Ces trafics de produits chimiques ayant été couvert par l’Etat, inutile de dire que les populations lui demandent à présent des comptes, mettent en question la gestion de l’eau elle-même, sa qualité, et son prix. Car ce sont les mêmes grandes compagnies que celles de métropole qui nous vendent ici cette eau à un prix prohibitif.

Ces pratiques prouvent bien que les départements d’Outre-mer ne sont pas traités comme ceux de la métropole, mais qu’on en a toujours une vision colonialiste.

Solidarités

Sur les médias (suite)

La présentation de la venue de BESANCENOT, par les médias métropolitains comme agitateur cherchant à mettre de l’huile sur le feu, pour vouloir ensuite revenir « semer le désordre en métropole » est significative de leur grossière manipulation, héritière des vieilles pratiques coloniales.

J’avais déjà fait part de mon hostilité, née de l’expérience, à l’égard des médias de métropole, notamment de TF1. Et ce rejet je l’avais manifesté en personne à Jean PATRICE, l’animateur d’ATV, la succursale de TF1, ici en Martinique.

Le Collectif, après une manip grossière d’ATV,comme on pouvait s’y attendre, a décidé, dès les premiers jours de ne plus communiquer à l’ensemble de la presse que par voie de « point presse » - qui n’est en rien une conférence de presse. Ses membres ne communiquent pas avec la presse, ou tout du moins ils ne le font qu’à titre personnel, de façon très restreinte.

Dans les premiers jours on a vu débouler plein de types venant de métropole, filmant et interviewant à tour de bras. Que deviennent ces images ? Quelle montage en fait-on ? Quand on les interrogeait pour savoir pour qui ils travaillaient, ils répondaient tranquillement avec un brave sourire que c’était pour des productions indépendantes, « destiné à être revendu ». J’ai vu quelque un - un manifestant - demander des comptes à un de ces souriants mais arrogants cinéastes « indépendants ». Et un responsable syndical lui a demandé gentiment de déguerpir.

Il y a un comité « communication » au sein du Collectif et il vaut mieux passer par lui.
Sur le terrain, la Télévision Otonom Mawo filme, elle en toute liberté car on a confiance.
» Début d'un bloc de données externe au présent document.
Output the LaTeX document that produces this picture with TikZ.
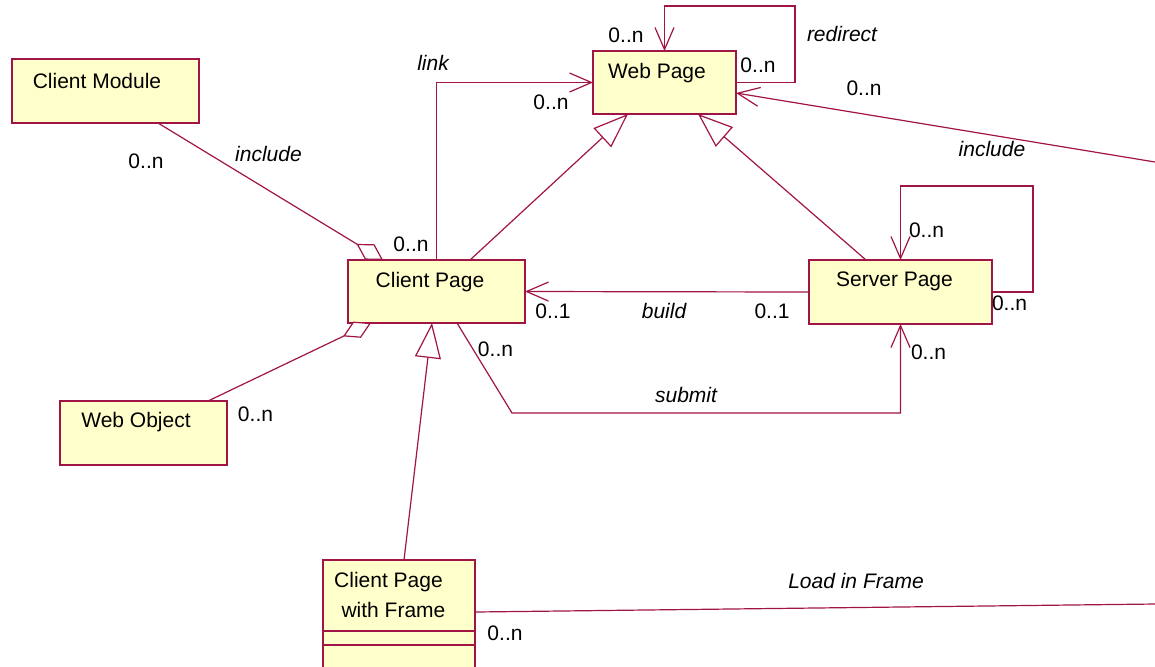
\documentclass[tikz,border=0pt]{standalone}
\usepackage{fontspec}
\setmainfont{Liberation Sans}
\usetikzlibrary{arrows.meta,calc}
\definecolor{umlline}{RGB}{160,20,70}
\definecolor{umlfill}{RGB}{255,255,204}
\begin{document}
\begin{tikzpicture}[x=0.5pt,y=-0.5pt,
  box/.style={draw=umlline, fill=umlfill, line width=0.6pt, inner sep=0pt, outer sep=0pt},
  txt/.style={inner sep=0pt, text height=7.5pt, text depth=0pt, font=\fontsize{10.5}{12}\selectfont},
  lbl/.style={txt, font=\fontsize{10.5}{12}\selectfont\itshape},
  conn/.style={draw=umlline, line width=0.6pt},
  assoc/.style={conn, -{Straight Barb[length=11pt,width=9.5pt]}},
  gen/.style={conn, -{Triangle[length=17.5pt,width=13pt,fill=white]}},
  aggr/.style={conn, -{Diamond[length=15.5pt,width=9pt,fill=white]}},
]
\clip (0,0) rectangle (1155,666);
\fill[white] (0,0) rectangle (1155,666);

% boxes
\node[box, minimum width=71.5pt, minimum height=31.5pt] (wp) at (664.5,82.5) {};
\node[txt] (wpt) at (657,71) {Web Page};
\node[box, minimum width=93.5pt, minimum height=32pt] (cm) at (105.5,91) {};
\node[txt] (cmt) at (97,81) {Client Module};
\node[box, minimum width=88.5pt, minimum height=31.5pt] (cp) at (436.5,291.5) {};
\node[txt] (cpt) at (430,280) {Client Page};
\node[box, minimum width=91.5pt, minimum height=32pt] (sp) at (900.5,292) {};
\node[txt] (spt) at (894.5,279) {Server Page};
\node[box, minimum width=83.5pt, minimum height=32pt] (wo) at (143.5,433) {};
\node[txt] (wot) at (136,420) {Web Object};
\node[box, minimum width=76pt, minimum height=70pt] (cf) at (399,630) {};
\node[txt] (cft1) at (388.5,580) {Client Page};
\node[txt] (cft2) at (393.5,610) {with Frame};
\draw[conn] ($(cf.north west)+(0,71)$) -- ($(cf.north east)+(0,71)$);
\draw[conn] ($(cf.north west)+(0,85)$) -- ($(cf.north east)+(0,85)$);

% free ends
\coordinate (rin) at (1155,162);
\coordinate (lif) at (1155,604);

% connectors
\draw[assoc] (cp.north) |- (wp.west);
\draw[assoc] (wp.east) -- ++(59,0) |- ($(wp.north)+(0,-45)$) -- (wp.north);
\draw[assoc] (rin) -- ($(wp.south east)+(0,-21)$);
\draw[aggr] ($(cm.south east)+(-41,0)$) -- ($(cp.north west)+(35,0)$);
\draw[aggr] ($(wo.north east)+(-19,0)$) -- ($(cp.south west)+(23,0)$);
\draw[gen] ($(cp.north west)+(122,0)$) -- ($(wp.south west)+(35,0)$);
\draw[gen] ($(sp.north west)+(57,0)$) -- ($(wp.south west)+(105,0)$);
\draw[gen] ($(cf.north west)+(81,0)$) -- ($(cp.south west)+(84,0)$);
\draw[assoc] (sp.west) -- (cp.east);
\draw[assoc] ($(cp.south west)+(109,0)$) -- ++(55,90) -| (sp.south);
\draw[assoc] (sp.east) -- ++(41,0) |- ($(sp.north)+(0,-74)$) -- (sp.north);
\draw[conn] ($(cf.north east)+(0,52)$) -- (lif);

% labels
\node[txt] (l1) at (626,35) {0..n};
\node[txt] (l2) at (758,65) {0..n};
\node[lbl] (l3) at (842,34) {redirect};
\node[txt] (l4) at (864,88) {0..n};
\node[lbl] (l5) at (992,149) {include};
\node[lbl] (l6) at (433,63) {link};
\node[txt] (l7) at (551,102) {0..n};
\node[txt] (l8) at (411,244) {0..n};
\node[txt] (l9) at (146,161) {0..n};
\node[lbl] (l10) at (268.5,154) {include};
\node[txt] (l11) at (553,311) {0..1};
\node[lbl] (l12) at (664,311) {build};
\node[txt] (l13) at (772,311) {0..1};
\node[txt] (l14) at (495.5,349) {0..n};
\node[txt] (l15) at (255.5,414) {0..n};
\node[lbl] (l16) at (686,395) {submit};
\node[txt] (l17) at (926.5,230) {0..n};
\node[txt] (l18) at (1009.5,303) {0..n};
\node[txt] (l19) at (928.5,352) {0..n};
\node[lbl] (l20) at (856,581) {Load in Frame};
\node[txt] (l21) at (505,633) {0..n};
\end{tikzpicture}
\end{document}
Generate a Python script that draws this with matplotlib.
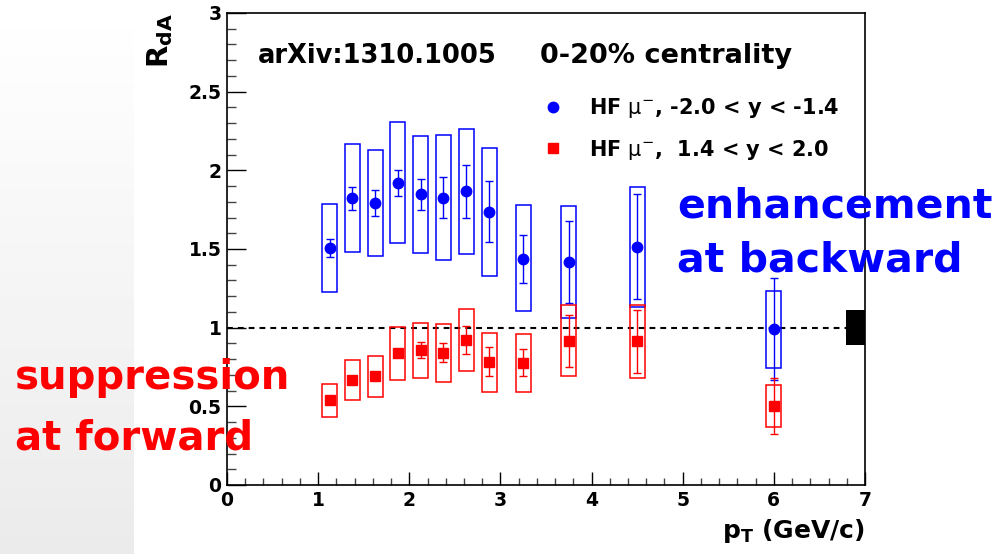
import numpy as np
import matplotlib
matplotlib.use("Agg")
from matplotlib import pyplot as plt
from matplotlib.lines import Line2D

# pT bin centres (GeV/c)
pt = [1.125, 1.375, 1.625, 1.875, 2.125, 2.375, 2.625, 2.875, 3.25, 3.75, 4.5, 6.0]

# backward, -2.0 < y < -1.4
rda_bwd = [1.505, 1.823, 1.793, 1.922, 1.848, 1.827, 1.867, 1.738, 1.439, 1.418, 1.515, 0.992]
stat_bwd = [0.057, 0.074, 0.082, 0.082, 0.10, 0.128, 0.17, 0.194, 0.153, 0.263, 0.332, 0.326]
sys_lo_bwd = [1.225, 1.479, 1.456, 1.538, 1.477, 1.428, 1.468, 1.331, 1.104, 1.06, 1.134, 0.744]
sys_hi_bwd = [1.785, 2.168, 2.132, 2.308, 2.219, 2.225, 2.261, 2.145, 1.778, 1.774, 1.894, 1.235]

# forward, 1.4 < y < 2.0
rda_fwd = [0.540, 0.669, 0.691, 0.837, 0.856, 0.841, 0.920, 0.782, 0.776, 0.915, 0.913, 0.502]
stat_fwd = [0.012, 0.015, 0.018, 0.022, 0.05, 0.06, 0.088, 0.092, 0.086, 0.168, 0.20, 0.18]
sys_lo_fwd = [0.434, 0.540, 0.559, 0.667, 0.682, 0.655, 0.725, 0.593, 0.593, 0.691, 0.680, 0.371]
sys_hi_fwd = [0.640, 0.797, 0.822, 1.007, 1.028, 1.024, 1.117, 0.968, 0.958, 1.142, 1.142, 0.634]

# global normalisation uncertainty
norm_lo, norm_hi = 0.89, 1.11

BLUE = '#0000ff'
RED = '#ff0000'
W, H = 1000, 554

fig = plt.figure(figsize=(10, 5.54), dpi=100)

# faint slide background on the left
bg = fig.add_axes([0, 0, 0.134, 1])
bg.imshow(np.linspace(1.0, 0.92, 100).reshape(-1, 1), cmap='gray', vmin=0, vmax=1,
          aspect='auto', extent=[0, 1, 0, 1], origin='upper')
bg.set_axis_off()

ax = fig.add_axes([227 / W, 1 - 485 / H, (865 - 227) / W, (485 - 13) / H])
ax.set_xlim(0, 7)
ax.set_ylim(0, 3)

ax.axhline(1.0, color='black', lw=1.5, dashes=(2.8, 2.4), zorder=1)

bw = 0.165
h_bwd = [hi - lo for lo, hi in zip(sys_lo_bwd, sys_hi_bwd)]
h_fwd = [hi - lo for lo, hi in zip(sys_lo_fwd, sys_hi_fwd)]
ax.bar(pt, h_bwd, bottom=sys_lo_bwd, width=bw, fill=False, edgecolor=BLUE, lw=1.1, zorder=2)
ax.bar(pt, h_fwd, bottom=sys_lo_fwd, width=bw, fill=False, edgecolor=RED, lw=1.1, zorder=2)
ax.bar(6.895, norm_hi - norm_lo, bottom=norm_lo, width=0.21, color='black', zorder=3)

ax.errorbar(pt, rda_bwd, yerr=stat_bwd, fmt='o', color=BLUE, ms=7.5, elinewidth=1.0,
            capsize=3, capthick=1.0, zorder=4)
ax.errorbar(pt, rda_fwd, yerr=stat_fwd, fmt='s', color=RED, ms=7, elinewidth=1.0,
            capsize=3, capthick=1.0, zorder=4)

tickfont = dict(family='DejaVu Sans', weight='bold', size=13.5)
ax.set_xticks(range(0, 8))
ax.set_xticklabels([str(i) for i in range(0, 8)], **tickfont)
ax.set_yticks([0, 0.5, 1, 1.5, 2, 2.5, 3])
ax.set_yticklabels(['0', '0.5', '1', '1.5', '2', '2.5', '3'], **tickfont)
ax.set_xticks(np.arange(0, 7.01, 0.2), minor=True)
ax.set_yticks(np.arange(0, 3.01, 0.1), minor=True)
ax.tick_params(axis='x', which='major', direction='in', length=9.5, width=1, pad=4)
ax.tick_params(axis='x', which='minor', direction='in', length=5, width=1, color='#444444')
ax.tick_params(axis='y', which='major', direction='in', length=13.5, width=1, pad=4)
ax.tick_params(axis='y', which='minor', direction='in', length=6.5, width=1, color='#444444')
for s in ax.spines.values():
    s.set_linewidth(1.2)

ax.set_xlabel(r'$\mathbf{p_{T}}$ (GeV/c)', loc='right', fontsize=18, fontweight='bold',
              family='DejaVu Sans')
ax.xaxis.set_label_coords(1.0, -0.068)
ax.set_ylabel(r'$\mathbf{R_{dA}}$', loc='top', fontsize=21)
ax.yaxis.set_label_coords(-0.082, 1.0)

handles = [Line2D([], [], ls='none', marker='o', color=BLUE, ms=7.5),
           Line2D([], [], ls='none', marker='s', color=RED, ms=7)]
labels = [r'HF $\mathrm{\mu}^{\mathrm{-}}$, -2.0 < y < -1.4',
          r'HF $\mathrm{\mu}^{\mathrm{-}}$,  1.4 < y < 2.0']
leg = ax.legend(handles, labels, loc='upper left', bbox_to_anchor=(543 / W, 1 - 96 / H),
                bbox_transform=fig.transFigure, frameon=False, borderpad=0, borderaxespad=0,
                handlelength=1.0, handletextpad=1.2, labelspacing=0.85,
                prop=dict(family='DejaVu Sans', weight='bold', size=15))

def ftext(x, y, s, **kw):
    fig.text(x / W, 1 - y / H, s, va='baseline', ha='left', family='DejaVu Sans',
             weight='bold', **kw)

ftext(258, 63, 'arXiv:1310.1005', size=18.5)
ftext(540, 63, '0-20% centrality', size=19.5)
ftext(677, 217, 'enhancement', size=29.5, color=BLUE)
ftext(677, 272, 'at backward', size=29.5, color=BLUE)
ftext(15, 389, 'suppression', size=29, color=RED)
ftext(15, 450, 'at forward', size=29, color=RED)

plt.savefig('out.png', dpi=100)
Le soir elle anime des débats d’enfer sur le le petit kanal KMT, qui n’a jamais eu tant de téléspectateurs. Hommage à ces pionniers que sont LAOUCHEZ et à MARAJO, notamment.

Les produits en passe d’être périmés, qui sont stockés dans les supermarchés (fermés) ou dans des entrepôts vont enfin être distribués aux plus nécessiteux. Ce sont d’abord les étudiants qui vont en bénéficier. Une association de bénévoles s’est rapidement constitué pour collecter tout d’abord lesdits produits. Un petit patron, avec son camion réfrigéré, participe à ce ramassage.

Les étudiants, comme ailleurs et peut-être plus qu’ailleurs, sont ici très démunis, notamment les étrangers qui n’ont pas de famille sur place. J’en ai connu beaucoup qui n’avait pratiquement rien à manger.

Je suis heureux que certains aient eu cette idée que j’exprimais de façon véhémente depuis plusieurs jours.

La laiterie du François a du jeter 6000 litres de lait du fait des premiers jours de grève. Quel gachis ! Et on est bien obligé de traire les vaches régulièrement. Les responsables et les syndicalistes sur place ont donc lancé un appel pour que l’on vienne acheter le lait directement au François. Le prix a été baissé. Il est vendu 1 euro 50 le litre. Tout le stock a été ainsi vendu en quelques heures. L’appel a été renouvelé car la production est en continu.

Devant la Maison des syndicats les camions des petits producteurs permettent aux passants de se servir gratuitement en ti-nain, en mandarines, en prunes de cythère. J’en ai pris tout mon bakwa.